Laminin types in the basement membrane differ significantly from one cell type to another. Particularly, the expressions of the α chains are cell type-specific: α2 chain is predominantly expressed in muscle cells including cardiac and skeletal muscle cells, α3 chain in stratified epithelium (e.g., esophagus and cornea), and α4 chain in blood vessels. Retinal pigment epithelial cells, neural stem cells, and pluripotent stem cells reside on the basement membrane containing α5 chain laminins. *

*For more information on the customized usage of laminin α chains, please refer to the image database Mouse Basement Membrane Bodymap .

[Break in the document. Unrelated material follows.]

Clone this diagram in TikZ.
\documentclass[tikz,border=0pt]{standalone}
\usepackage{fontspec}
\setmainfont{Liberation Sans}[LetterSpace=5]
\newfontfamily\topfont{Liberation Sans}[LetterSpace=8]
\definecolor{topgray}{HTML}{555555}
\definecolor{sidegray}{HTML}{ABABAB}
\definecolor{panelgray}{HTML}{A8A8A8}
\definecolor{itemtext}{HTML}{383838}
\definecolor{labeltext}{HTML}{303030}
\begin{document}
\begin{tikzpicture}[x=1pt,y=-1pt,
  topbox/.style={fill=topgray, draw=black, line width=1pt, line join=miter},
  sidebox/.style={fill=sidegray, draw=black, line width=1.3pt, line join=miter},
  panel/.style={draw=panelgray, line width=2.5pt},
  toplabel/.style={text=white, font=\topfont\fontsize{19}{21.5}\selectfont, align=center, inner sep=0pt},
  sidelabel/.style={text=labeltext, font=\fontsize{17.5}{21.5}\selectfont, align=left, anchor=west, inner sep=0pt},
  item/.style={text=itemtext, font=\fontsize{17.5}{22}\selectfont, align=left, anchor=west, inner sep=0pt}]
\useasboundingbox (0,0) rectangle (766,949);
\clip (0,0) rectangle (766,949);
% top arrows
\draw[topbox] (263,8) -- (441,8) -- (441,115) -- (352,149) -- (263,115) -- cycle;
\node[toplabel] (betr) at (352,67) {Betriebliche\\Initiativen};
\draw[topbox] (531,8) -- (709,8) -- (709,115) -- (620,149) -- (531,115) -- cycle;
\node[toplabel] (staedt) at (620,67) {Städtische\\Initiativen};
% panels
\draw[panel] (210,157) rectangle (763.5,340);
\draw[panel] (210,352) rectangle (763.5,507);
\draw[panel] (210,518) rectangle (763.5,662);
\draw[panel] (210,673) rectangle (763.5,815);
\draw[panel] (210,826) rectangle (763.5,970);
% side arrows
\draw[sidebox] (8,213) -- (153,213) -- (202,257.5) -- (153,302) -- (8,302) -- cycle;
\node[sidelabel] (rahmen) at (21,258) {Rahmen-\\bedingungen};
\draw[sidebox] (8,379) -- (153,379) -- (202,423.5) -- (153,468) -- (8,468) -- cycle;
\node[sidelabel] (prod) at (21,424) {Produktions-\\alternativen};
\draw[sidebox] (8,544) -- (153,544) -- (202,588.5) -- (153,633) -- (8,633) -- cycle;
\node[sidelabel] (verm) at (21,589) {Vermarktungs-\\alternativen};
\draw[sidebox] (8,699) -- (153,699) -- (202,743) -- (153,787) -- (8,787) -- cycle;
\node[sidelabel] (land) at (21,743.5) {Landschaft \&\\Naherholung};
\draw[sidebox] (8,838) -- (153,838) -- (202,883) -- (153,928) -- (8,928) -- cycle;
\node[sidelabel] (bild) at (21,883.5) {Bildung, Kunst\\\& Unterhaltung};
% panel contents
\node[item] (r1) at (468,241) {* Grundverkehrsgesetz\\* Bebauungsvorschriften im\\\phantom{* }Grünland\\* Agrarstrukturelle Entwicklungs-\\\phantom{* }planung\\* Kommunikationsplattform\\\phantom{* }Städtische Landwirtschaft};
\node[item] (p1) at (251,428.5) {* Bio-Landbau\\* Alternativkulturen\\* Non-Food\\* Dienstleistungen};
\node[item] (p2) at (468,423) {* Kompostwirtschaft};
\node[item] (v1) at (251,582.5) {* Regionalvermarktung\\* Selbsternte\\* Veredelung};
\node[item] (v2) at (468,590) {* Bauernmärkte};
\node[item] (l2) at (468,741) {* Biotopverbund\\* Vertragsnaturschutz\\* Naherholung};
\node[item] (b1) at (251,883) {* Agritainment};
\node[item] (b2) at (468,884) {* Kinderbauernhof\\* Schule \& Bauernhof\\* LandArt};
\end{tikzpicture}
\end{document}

Laminins have a cruciform shape when examined under an electron microscope. Integrins bind to the distal end of the long arm, which is comprised of three globular domains of the α chain (designated LG1, LG2, and LG3) and the C-terminal regions of β and γ chains. Accumulating evidence indicates that the glutamate (Glu) residue in the C-terminal region of the γ chain is required for integrin recognition by lamnins. 1-4

1 Ido H, et al. (2004) J Biol Chem 279:10946-10954.
2 Ido H, et al. (2007) J Biol Chem 282:11144-11154.
3 Taniguchi Y, et al. (2009) J Biol Chem 284:7820-7831.
4 Taniguchi Y. et al. (2017) Biochem Biophys Res Commun 487:525-531.

Laminin-511

Laminin isoforms are referred to with three digit numbers that represent their chain composition. Laminin-511 refers to the isoform consisting of α5, β1, and γ1 chains; likewise laminin-111 consists of α1, β1, and γ1 chains, and laminin-332 consists of α3, β3, and γ2 chains. The α5 chain, though the last a chain to be identified, is the prototype of a chains and expressed predominantly in early embryos and functions as the major adhesive substrates for epiblasts, the pluripotent stem cells that give rise to ectoderm, mesoderm, and endoderm.

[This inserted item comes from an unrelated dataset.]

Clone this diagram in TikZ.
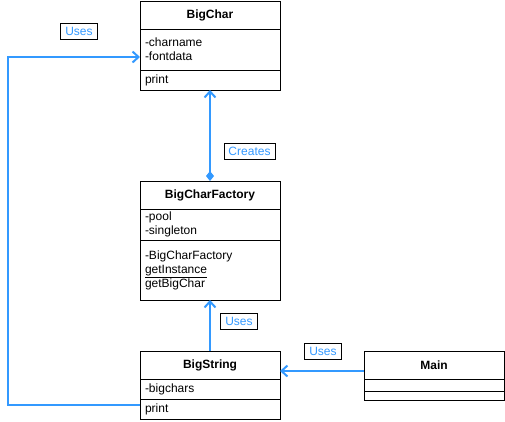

Among the known laminin isoforms, laminin-511 binds to integrins with broad specificity and high affinity. There are four laminin binding integrins, α3β1, α6β1, α6β4, and α7β1, of which laminin-511 exhibits the highest affinity to α6β1 integrin. Notably, human pluripotent stem cells including embyonic stem (ES) cells and induced pluripotent stem (iPS) cells express α6β1 as the major integrin species and therefore can be maintained stably and expanded efficiently on the culture vessels coated with laminin-511.5,6

5 Miyazaki T, et al. (2008) Biochem Biophys Res Commun 375:27-32.
6 Rodin S, et al. (2010) Nat Biotech 328:611-615.

Laminin-511 E8 fragment

Despite its advantage over other adhesive proteins as the substrate for culturing pluripotent stem cells, laminin-511 is not suitable for large-scale production of its recombinant protein because of its large molecular weight and heterotrimeric nature.

Prof. Sekiguchi’s group produced a recombinant fragment of laminin-511 that fully retains the integrin binding activity of intact laminin-5112. The recombinant fragment, which has been called ‘laminin-511 E8 fragment’, has two important advantages over intact laminin-511 as the substrate for culturing stem cells: (i) the E8 fragment is much easier than intact laminin-511 in large-scale recombinant protein production due to its smaller size, and (ii) the E8 fragment is more potent than intact laminin-511 to secure adhesion and expansion of human pluripoteint stem cells after single cell dissociation. Laminin-511 E8 fragment, now available as "iMatrix-511" from MATRIXOME, Inc., has been widely used as the culture substrate for maintenance, expansion, and directed differentiation of human pluripotent stem cells.7-10

7 Miyazaki T, et al. (2012) Nature commun 3:1236.
8 Nakagawa M, et al. (2014) Scientific reports 4:3594.
9 Doi D, et al. (2014) Stem Cell Reports 2:337-350.
10 Hayashi R, et al. (2016) Nature 531:376-380.